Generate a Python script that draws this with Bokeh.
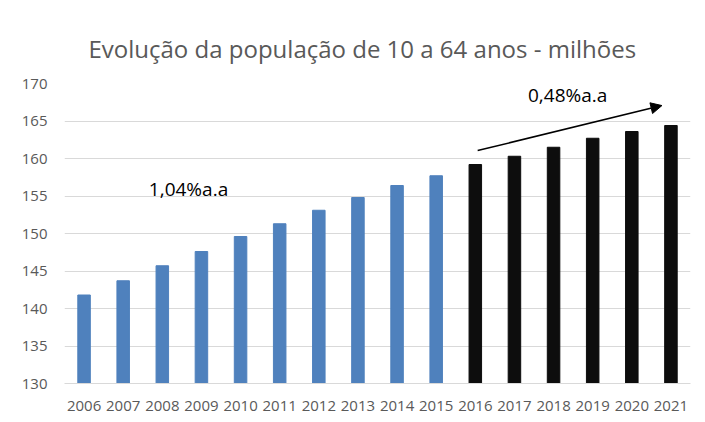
from bokeh.plotting import figure
from bokeh.models import ColumnDataSource, Arrow, NormalHead, Label, FixedTicker
from bokeh.embed import file_html
from bokeh.resources import INLINE

years = [str(y) for y in range(2006, 2022)]
population = [141.8, 143.7, 145.7, 147.6, 149.6, 151.3, 153.1, 154.8,
              156.4, 157.7, 159.2, 160.3, 161.5, 162.7, 163.6, 164.4]
y_ticks = [130, 135, 140, 145, 150, 155, 160, 165, 170]
growth_labels = ["1,04%a.a", "0,48%a.a"]

BLUE = "#4F81BD"
BLACK = "#0d0d0d"
colors = [BLUE if int(y) < 2016 else BLACK for y in years]

src = ColumnDataSource(dict(year=years, pop=population, color=colors))

p = figure(width=700, height=420, x_range=years, y_range=(130, 170),
           output_backend="svg", toolbar_location=None,
           min_border_left=64, min_border_right=10, min_border_top=83,
           min_border_bottom=37)

p.vbar(x="year", top="pop", bottom=130, width=0.32, color="color", source=src)

FONT = "Open Sans"
GRAY = "#595959"

p.title.text = "Evolução da população de 10 a 64 anos - milhões"
p.title.align = "left"
p.title.text_font = FONT
p.title.text_font_size = "24px"
p.title.text_font_style = "normal"
p.title.text_color = GRAY
p.title.offset = 24
p.title.standoff = 38

p.outline_line_color = None
p.xgrid.grid_line_color = None
p.ygrid.grid_line_color = "#d9d9d9"
p.ygrid.grid_line_width = 1

p.yaxis.ticker = FixedTicker(ticks=y_ticks)
p.yaxis.axis_line_color = None
p.yaxis.major_tick_line_color = None
p.yaxis.minor_tick_line_color = None
p.yaxis.major_label_text_font = FONT
p.yaxis.major_label_text_font_size = "15px"
p.yaxis.major_label_text_color = GRAY
p.yaxis.major_label_standoff = 11

p.xaxis.axis_line_color = "#d9d9d9"
p.xaxis.major_tick_line_color = None
p.xaxis.minor_tick_line_color = None
p.xaxis.major_label_text_font = FONT
p.xaxis.major_label_text_font_size = "15px"
p.xaxis.major_label_text_color = GRAY
p.xaxis.major_label_standoff = 11

p.add_layout(Label(x=3.17, y=156.0, text=growth_labels[0], text_font=FONT,
                   text_font_size="19px", text_color="black",
                   text_align="center", text_baseline="middle"))
p.add_layout(Label(x=12.86, y=168.5, text=growth_labels[1], text_font=FONT,
                   text_font_size="19px", text_color="black",
                   text_align="center", text_baseline="middle"))

p.add_layout(Arrow(end=NormalHead(size=11, fill_color="black", line_color="black"),
                   x_start=10.56, y_start=161.06, x_end=15.27, y_end=167.06,
                   line_color="black", line_width=1.5))

open("out.html", "w").write(file_html(p, INLINE))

## The exercise
Please repeat exactly the data above from its first line to the line that contains "from bokeh.resources import INLINE", inclusive, and leave every picture out.

## Worked solution
Generate a Python script that draws this with Bokeh.
from bokeh.plotting import figure
from bokeh.models import ColumnDataSource, Arrow, NormalHead, Label, FixedTicker
from bokeh.embed import file_html
from bokeh.resources import INLINE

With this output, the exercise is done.